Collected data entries
++++

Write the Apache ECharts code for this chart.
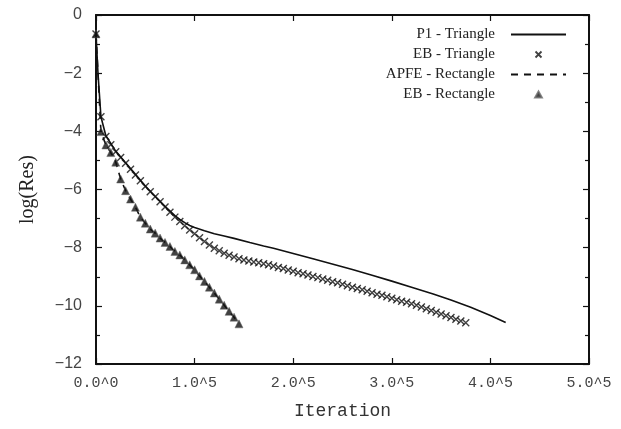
<!DOCTYPE html>
<html><head><meta charset="utf-8">
<script src="https://cdn.jsdelivr.net/npm/echarts@6/dist/echarts.min.js"></script>
<style>html,body{margin:0;padding:0;background:#fff}#c{width:621px;height:429px}</style>
</head><body><div id="c"></div>
<script>
// P1 - Triangle (solid line)
const p1X = [0, 2000, 5000, 10000, 20000, 30000, 40000, 50000, 60000, 70000, 80000, 85000, 90000, 95000, 100000, 110000, 120000, 130000, 140000, 156000, 170000, 180000, 200000, 220000, 247000, 260000, 280000, 300000, 320000, 342000, 360000, 380000, 400000, 415500];
const p1Y = [-0.65, -2.0, -3.5, -4.15, -4.68, -5.08, -5.48, -5.88, -6.23, -6.58, -6.90, -7.03, -7.14, -7.24, -7.31, -7.42, -7.52, -7.60, -7.68, -7.82, -7.94, -8.02, -8.20, -8.38, -8.63, -8.75, -8.95, -9.15, -9.36, -9.59, -9.80, -10.05, -10.33, -10.57];
// EB - Triangle (crosses)
const ebTriX = [0,5000,10000,15000,20000,25000,30000,35000,40000,45000,50000,55000,60000,65000,70000,75000,80000,85000,90000,95000,
  100000,105000,110000,115000,120000,125000,130000,135000,140000,145000,150000,155000,160000,165000,170000,175000,180000,185000,190000,195000,
  200000,205000,210000,215000,220000,225000,230000,235000,240000,245000,250000,255000,260000,265000,270000,275000,280000,285000,290000,295000,
  300000,305000,310000,315000,320000,325000,330000,335000,340000,345000,350000,355000,360000,365000,370000,375000];
const ebTriY = [-0.65,-3.50,-4.18,-4.46,-4.70,-4.90,-5.10,-5.30,-5.50,-5.70,-5.90,-6.08,-6.25,-6.42,-6.60,-6.78,-6.95,-7.10,-7.25,-7.39,
  -7.52,-7.66,-7.79,-7.91,-8.02,-8.11,-8.19,-8.26,-8.32,-8.38,-8.42,-8.46,-8.49,-8.52,-8.55,-8.59,-8.63,-8.68,-8.72,-8.77,
  -8.81,-8.86,-8.90,-8.94,-8.99,-9.03,-9.08,-9.12,-9.17,-9.21,-9.26,-9.31,-9.36,-9.40,-9.45,-9.50,-9.55,-9.60,-9.64,-9.69,
  -9.74,-9.79,-9.84,-9.88,-9.93,-9.98,-10.04,-10.10,-10.16,-10.22,-10.28,-10.34,-10.40,-10.46,-10.52,-10.58];
// APFE - Rectangle (dashed line)
const apfeX = [0,5000,10000,15000,20000,25000,30000,35000,40000,45000,50000,55000,60000,65000,70000,75000,80000,85000,90000,95000,100000,105000,110000,115000,120000,125000,130000,135000,140000,145000];
const apfeY = [-0.65,-4.01,-4.47,-4.73,-5.06,-5.64,-6.04,-6.33,-6.61,-6.95,-7.16,-7.36,-7.50,-7.67,-7.82,-7.96,-8.13,-8.25,-8.42,-8.59,-8.76,-8.97,-9.16,-9.36,-9.56,-9.77,-9.98,-10.19,-10.39,-10.62];
// EB - Rectangle (triangles)
const ebRectX = [0,5000,10000,15000,20000,25000,30000,35000,40000,45000,50000,55000,60000,65000,70000,75000,80000,85000,90000,95000,100000,105000,110000,115000,120000,125000,130000,135000,140000,145000];
const ebRectY = [-0.65,-4.01,-4.47,-4.73,-5.06,-5.64,-6.04,-6.33,-6.61,-6.95,-7.16,-7.36,-7.50,-7.67,-7.82,-7.96,-8.13,-8.25,-8.42,-8.59,-8.76,-8.97,-9.16,-9.36,-9.56,-9.77,-9.98,-10.19,-10.39,-10.62];
const seriesNames = ['P1 - Triangle', 'EB - Triangle', 'APFE - Rectangle', 'EB - Rectangle'];
const xTickLabels = ['0.0^0', '1.0^5', '2.0^5', '3.0^5', '4.0^5', '5.0^5'];

const zip = (xs, ys) => xs.map((x, i) => [x, ys[i]]);
const crossPath = 'path://M0,0L10,10M10,0L0,10';
const triPath = 'path://M5,0L10,9L0,9Z';
const axisCommon = {
  axisLine: {show: true, onZero: false, lineStyle: {color: '#111', width: 2}},
  axisTick: {show: true, inside: true, length: 6, lineStyle: {color: '#111', width: 1.2}},
  splitLine: {show: false}
};
const chart = echarts.init(document.getElementById('c'), null, {renderer: 'canvas'});
chart.setOption({
  animation: false,
  backgroundColor: '#fff',
  grid: {left: 96, top: 15, right: 32, bottom: 65, containLabel: false},
  xAxis: [
    Object.assign({type: 'value', min: 0, max: 500000, interval: 100000, position: 'bottom',
      name: 'Iteration', nameLocation: 'middle', nameGap: 38,
      nameTextStyle: {fontFamily: 'Liberation Mono', fontSize: 18, color: '#333'},
      axisLabel: {margin: 12, fontFamily: 'Liberation Mono', fontSize: 15, color: '#444',
        formatter: (v) => xTickLabels[Math.round(v / 100000)]}}, axisCommon),
    Object.assign({type: 'value', min: 0, max: 500000, interval: 100000, position: 'top',
      axisLabel: {show: false}}, axisCommon)
  ],
  yAxis: [
    Object.assign({type: 'value', min: -12, max: 0, interval: 2, position: 'left',
      name: 'log(Res)', nameLocation: 'middle', nameGap: 58, nameRotate: 90,
      nameTextStyle: {fontFamily: 'Liberation Serif', fontSize: 20, color: '#222'},
      minorTick: {show: true, splitNumber: 2, length: 4, lineStyle: {color: '#111', width: 1.2}},
      axisLabel: {margin: 14, fontFamily: 'Liberation Sans', fontSize: 16, color: '#444',
        formatter: (v) => v === 0 ? '0' : '\u2212' + Math.abs(v)}}, axisCommon),
    Object.assign({type: 'value', min: -12, max: 0, interval: 2, position: 'right',
      minorTick: {show: true, splitNumber: 2, length: 4, lineStyle: {color: '#111', width: 1.2}},
      axisLabel: {show: false}}, axisCommon)
  ],
  legend: {
    orient: 'vertical', right: 49, top: 22, align: 'right', itemGap: 5,
    itemWidth: 55, itemHeight: 6,
    textStyle: {fontFamily: 'Liberation Serif', fontSize: 15, color: '#222', width: 150, align: 'right', padding: [0, 11, 0, 0]},
    data: [
      {name: seriesNames[0], itemStyle: {color: 'transparent', borderWidth: 0, opacity: 0}},
      {name: seriesNames[1], icon: crossPath, itemStyle: {color: 'none', borderColor: '#111', borderWidth: 1.8}},
      {name: seriesNames[2], itemStyle: {color: 'transparent', borderWidth: 0, opacity: 0}},
      {name: seriesNames[3], icon: triPath, itemStyle: {color: '#111'}}
    ]
  },
  series: [
    {name: seriesNames[0], type: 'line', data: zip(p1X, p1Y), showSymbol: false, symbol: 'none',
      lineStyle: {color: '#111', width: 1.6}, itemStyle: {color: '#111'}, z: 2},
    {name: seriesNames[1], type: 'scatter', data: zip(ebTriX, ebTriY), symbol: crossPath, symbolSize: 7,
      itemStyle: {color: 'none', borderColor: '#111', borderWidth: 1.4}, z: 3},
    {name: seriesNames[2], type: 'line', data: zip(apfeX, apfeY), showSymbol: false, symbol: 'none',
      lineStyle: {color: '#111', width: 1.6, type: [7, 6]}, itemStyle: {color: '#111'}, z: 2},
    {name: seriesNames[3], type: 'scatter', data: zip(ebRectX, ebRectY), symbol: 'triangle', symbolSize: [8, 8],
      itemStyle: {color: '#111', borderColor: '#666', borderWidth: 0.6}, z: 4}
  ]
});
</script></body></html>
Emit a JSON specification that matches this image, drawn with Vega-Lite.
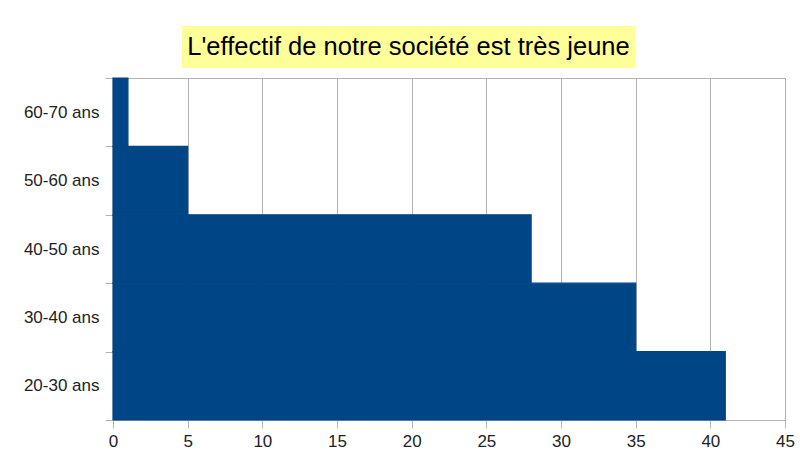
{
  "$schema": "https://vega.github.io/schema/vega-lite/v6.json",
  "padding": {"left": 22, "top": 26, "right": 5, "bottom": 0},
  "background": "white",
  "config": {"view": {"stroke": null}, "font": "Liberation Sans"},
  "spacing": 0,
  "vconcat": [
    {
      "spacing": 10,
      "hconcat": [
        {
          "width": 59,
          "height": 42,
          "data": {"values": []},
          "mark": {"type": "text"},
          "encoding": {}
        },
        {
          "width": 453,
          "height": 42,
          "view": {"fill": "#ffff99", "stroke": null},
          "data": {"values": [{"t": "L'effectif de notre société est très jeune"}]},
          "mark": {"type": "text", "fontSize": 25.5, "color": "#000000", "font": "Liberation Sans", "baseline": "middle", "align": "center"},
          "encoding": {"text": {"field": "t", "type": "nominal"}}
        }
      ]
    },
    {
      "width": 672,
      "height": 342,
      "view": {"stroke": "#b3b3b3"},
      "data": {"values": [
        {"age": "20-30 ans", "n": 41},
        {"age": "30-40 ans", "n": 35},
        {"age": "40-50 ans", "n": 28},
        {"age": "50-60 ans", "n": 5},
        {"age": "60-70 ans", "n": 1}
      ]},
      "mark": {"type": "bar", "color": "#004586", "stroke": "#004586", "strokeWidth": 1.2},
      "encoding": {
        "y": {
          "field": "age", "type": "nominal",
          "sort": ["60-70 ans", "50-60 ans", "40-50 ans", "30-40 ans", "20-30 ans"],
          "scale": {"paddingInner": 0, "paddingOuter": 0},
          "axis": {"title": null, "domain": false, "grid": false, "tickBand": "extent", "tickSize": 8, "tickColor": "#b3b3b3", "labelPadding": 6, "labelFontSize": 17, "labelColor": "#222222", "minExtent": 89, "maxExtent": 89}
        },
        "x": {
          "field": "n", "type": "quantitative",
          "scale": {"domain": [0, 45], "nice": false},
          "axis": {"title": null, "values": [0, 5, 10, 15, 20, 25, 30, 35, 40, 45], "grid": true, "gridColor": "#b3b3b3", "domainColor": "#b3b3b3", "tickColor": "#b3b3b3", "tickSize": 8, "labelPadding": 5, "labelFontSize": 17, "labelColor": "#222222", "labelFlush": false}
        }
      }
    }
  ]
}
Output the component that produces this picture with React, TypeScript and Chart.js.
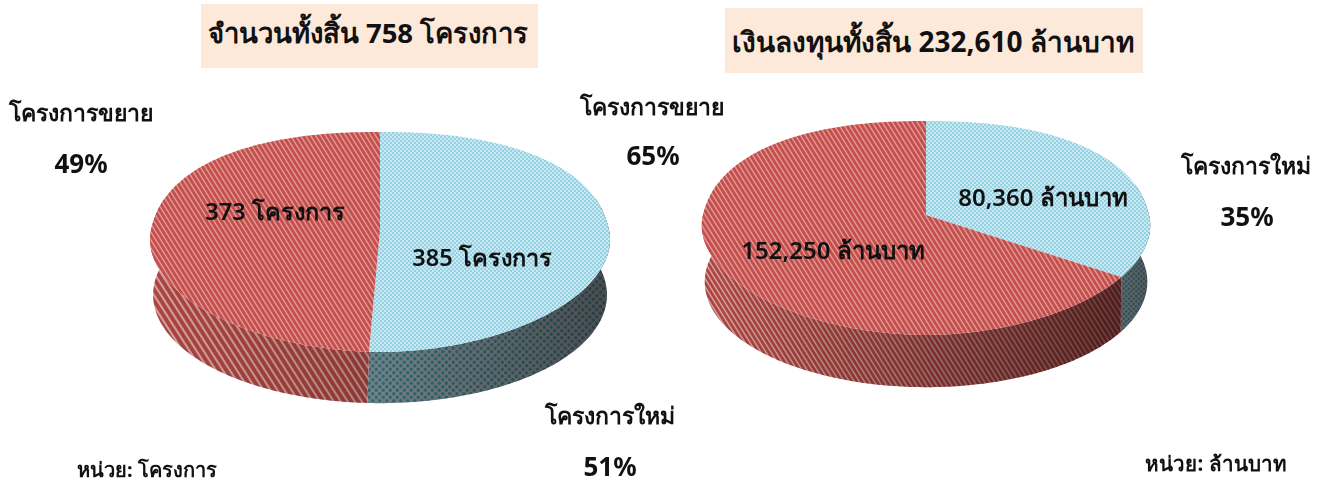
import React, { useEffect, useRef } from "react";
import { Chart, registerables } from "chart.js";

Chart.register(...registerables);

const categories = ["โครงการใหม่", "โครงการขยาย"];
const projectCounts = [385, 373];
const investment = [80360, 152250];
const FONT = '"Noto Sans", "DejaVu Sans", "Liberation Sans", sans-serif';

type Geo = { cx: number; cy: number; a: number; b: number; k: number; depth: number; s: number; wallScale: number; redShade: number[]; blueShade: number[]; x0: number; x1: number; bx0: number; bx1: number };

function tile(w: number, h: number, paint: (x: number, y: number) => [number, number, number]) {
  const c = document.createElement("canvas");
  c.width = w;
  c.height = h;
  const ctx = c.getContext("2d")!;
  const img = ctx.createImageData(w, h);
  for (let y = 0; y < h; y++) {
    for (let x = 0; x < w; x++) {
      const [r, g, b] = paint(x, y);
      const i = (y * w + x) * 4;
      img.data[i] = r;
      img.data[i + 1] = g;
      img.data[i + 2] = b;
      img.data[i + 3] = 255;
    }
  }
  ctx.putImageData(img, 0, 0);
  return c;
}

function stripes(w: number, h: number, base: number[], light: number[], duty: number) {
  return tile(w, h, (x, y) => {
    const sub = 4;
    let on = 0;
    for (let i = 0; i < sub; i++) {
      for (let j = 0; j < sub; j++) {
        const p = ((x + (i + 0.5) / sub) / w - (y + (j + 0.5) / sub) / h + 2) % 1;
        if (p < duty) on++;
      }
    }
    const t = on / (sub * sub);
    return [0, 1, 2].map((n) => base[n] + (light[n] - base[n]) * t) as [number, number, number];
  });
}

function dots(p: number, base: number[], dot: number[], rad: number) {
  return tile(p, p, (x, y) => {
    const sub = 4;
    let on = 0;
    for (let i = 0; i < sub; i++) {
      for (let j = 0; j < sub; j++) {
        const sx = x + (i + 0.5) / sub;
        const sy = y + (j + 0.5) / sub;
        const c = [
          [p / 4, p / 4],
          [(3 * p) / 4, (3 * p) / 4],
        ];
        if (c.some(([a, b]) => Math.hypot(sx - a, sy - b) < rad)) on++;
      }
    }
    const t = on / (sub * sub);
    return [0, 1, 2].map((n) => base[n] + (dot[n] - base[n]) * t) as [number, number, number];
  });
}

const bend = (n: number, p: number) => Math.sign(n) * Math.pow(Math.abs(n), p);

function rimPoint(g: Geo, t: number, wall: boolean) {
  const sinT = Math.sin(t);
  const p = wall ? 1 : sinT < 0 ? 0.88 : 1.05;
  const u = bend(Math.cos(t), p);
  const v = bend(sinT, p);
  const w = 1 - g.k * v;
  const s = wall ? g.s : 1;
  return [g.cx + (g.a * s * u) / w, g.cy + (wall ? g.depth : 0) + (g.b * s * v) / w];
}

function wallPath(g: Geo, ctx: CanvasRenderingContext2D, from: number, to: number) {
  const steps = Math.max(8, Math.ceil(Math.abs(to - from) * 60));
  for (let i = 0; i < steps; i++) {
    const t0 = from + ((to - from) * i) / steps;
    const t1 = from + ((to - from) * (i + 1)) / steps;
    if (Math.sin(t0) < -0.25 && Math.sin(t1) < -0.25) continue;
    const a = rimPoint(g, t0, false);
    const b = rimPoint(g, t1, false);
    const c = rimPoint(g, t1, true);
    const d = rimPoint(g, t0, true);
    ctx.moveTo(a[0], a[1]);
    ctx.lineTo(b[0], b[1]);
    ctx.lineTo(c[0], c[1]);
    ctx.lineTo(d[0], d[1]);
    ctx.closePath();
  }
}

const tiltedPie = {
  id: "tiltedPie",
  beforeDatasetDraw(chart: any) {
    const g: Geo = chart.options.plugins.tiltedPie.geo;
    const ctx: CanvasRenderingContext2D = chart.ctx;
    const arcs = chart.getDatasetMeta(0).data;
    const ws = g.wallScale;
    const topPatterns = [
      ctx.createPattern(dots(4, [198, 233, 243], [140, 202, 220], 1.05), "repeat")!,
      ctx.createPattern(stripes(5, 8, [194, 78, 80], [228, 152, 142], 0.34), "repeat")!,
    ];
    const wallPatterns = [
      ctx.createPattern(dots(Math.round(7 * ws), [122, 138, 143], [52, 112, 122], 1.7 * ws), "repeat")!,
      ctx.createPattern(stripes(Math.round(7 * ws), Math.round(11 * ws), [172, 68, 68], [212, 160, 150], 0.36), "repeat")!,
    ];
    const grad = (x0: number, x1: number, a: number[]) => {
      const sh = ctx.createLinearGradient(x0, 0, x1, 0);
      sh.addColorStop(0, `rgba(20,0,0,${a[0]})`);
      sh.addColorStop(1, `rgba(20,0,0,${a[1]})`);
      return sh;
    };
    const shades = [grad(g.bx0, g.bx1, g.blueShade), grad(g.x0, g.x1, g.redShade)];

    ctx.save();
    arcs.forEach((arc: any, i: number) => {
      ctx.beginPath();
      wallPath(g, ctx, arc.startAngle, arc.endAngle);
      ctx.fillStyle = wallPatterns[i];
      ctx.fill();
      ctx.fillStyle = shades[i];
      ctx.fill();
    });
    arcs.forEach((arc: any, i: number) => {
      ctx.beginPath();
      ctx.moveTo(g.cx, g.cy);
      const steps = Math.ceil(Math.abs(arc.endAngle - arc.startAngle) * 60);
      for (let n = 0; n <= steps; n++) {
        const p = rimPoint(g, arc.startAngle + ((arc.endAngle - arc.startAngle) * n) / steps, false);
        ctx.lineTo(p[0], p[1]);
      }
      ctx.closePath();
      ctx.fillStyle = topPatterns[i];
      ctx.fill();
    });
    ctx.restore();
    return false;
  },
};

function Pie({ values, left, width, geo }: { values: number[]; left: number; width: number; geo: Geo }) {
  const ref = useRef<HTMLCanvasElement>(null);
  useEffect(() => {
    const chart = new Chart(ref.current!, {
      type: "pie",
      data: { labels: categories, datasets: [{ data: values, borderWidth: 0, backgroundColor: ["#b7dee8", "#c0504d"] }] },
      options: {
        animation: false,
        responsive: false,
        events: [],
        plugins: { legend: { display: false }, tooltip: { enabled: false }, tiltedPie: { geo } } as any,
      },
      plugins: [tiltedPie as any],
    });
    return () => chart.destroy();
  }, []);
  return <canvas ref={ref} width={width} height={484} style={{ position: "absolute", left, top: 0, width, height: 484 }} />;
}

function Txt({ x, y, size, weight = 700, children }: { x: number; y: number; size: number; weight?: number; children: React.ReactNode }) {
  return (
    <div
      style={{
        position: "absolute",
        left: x,
        top: y,
        transform: "translate(-50%,-50%)",
        whiteSpace: "nowrap",
        fontFamily: FONT,
        fontWeight: weight,
        fontSize: size,
        lineHeight: 1,
        color: "#111",
      }}
    >
      {children}
    </div>
  );
}

const num = (n: number) => n.toLocaleString("en-US");

export default function App() {
  const pct = (vals: number[], i: number) => Math.round((vals[i] / vals.reduce((a, b) => a + b, 0)) * 100) + "%";
  const total1 = projectCounts[0] + projectCounts[1];
  const total2 = investment[0] + investment[1];
  return (
    <div style={{ position: "absolute", left: 0, top: 0, width: 1327, height: 484, background: "#fff", overflow: "hidden" }}>
      <Pie
        values={projectCounts}
        left={0}
        width={660}
        geo={{ cx: 380, cy: 230, a: 229, b: 108.7, k: 0.109, depth: 53, s: 0.985, wallScale: 1, redShade: [0, 0.2], blueShade: [0.05, 0.45], x0: 150, x1: 366, bx0: 366, bx1: 610 }}
      />
      <Pie
        values={investment}
        left={660}
        width={667}
        geo={{ cx: 266, cy: 215, a: 223, b: 105.4, k: 0.1215, depth: 54, s: 0.985, wallScale: 0.72, redShade: [0, 0.6], blueShade: [0.25, 0.35], x0: 60, x1: 470, bx0: 460, bx1: 490 }}
      />
      <div style={{ position: "absolute", left: 201, top: 4, width: 337, height: 64, background: "#fde9d9" }} />
      <div style={{ position: "absolute", left: 725, top: 8, width: 418, height: 65, background: "#fde9d9" }} />
      <Txt x={368} y={33} size={27.5}>{`จำนวนทั้งสิ้น ${total1} โครงการ`}</Txt>
      <Txt x={933} y={41} size={28}>{`เงินลงทุนทั้งสิ้น ${num(total2)} ล้านบาท`}</Txt>
      <Txt x={81} y={112} size={23}>{categories[1]}</Txt>
      <Txt x={81} y={163} size={26}>{pct(projectCounts, 1)}</Txt>
      <Txt x={610} y={415} size={23}>{categories[0]}</Txt>
      <Txt x={610} y={466} size={26}>{pct(projectCounts, 0)}</Txt>
      <Txt x={652} y={106} size={23}>{categories[1]}</Txt>
      <Txt x={653} y={155} size={26}>{pct(investment, 1)}</Txt>
      <Txt x={1246} y={165} size={23}>{categories[0]}</Txt>
      <Txt x={1247} y={216} size={26}>{pct(investment, 0)}</Txt>
      <Txt x={275} y={212} size={23.5} weight={600}>{`${projectCounts[1]} โครงการ`}</Txt>
      <Txt x={482} y={258} size={23.5} weight={600}>{`${projectCounts[0]} โครงการ`}</Txt>
      <Txt x={1043} y={197} size={24} weight={600}>{`${num(investment[0])} ล้านบาท`}</Txt>
      <Txt x={833} y={250} size={24} weight={600}>{`${num(investment[1])} ล้านบาท`}</Txt>
      <Txt x={147} y={470} size={20}>หน่วย: โครงการ</Txt>
      <Txt x={1216} y={463} size={20.5}>หน่วย: ล้านบาท</Txt>
    </div>
  );
}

++++

• AIM OF THE EXERCISE:
Copy each line above containing the string "that".

• RIGHT ANSWER:
Emit a JSON specification that matches this image, drawn with Vega-Lite.
Output the component that produces this picture with React, TypeScript and Chart.js.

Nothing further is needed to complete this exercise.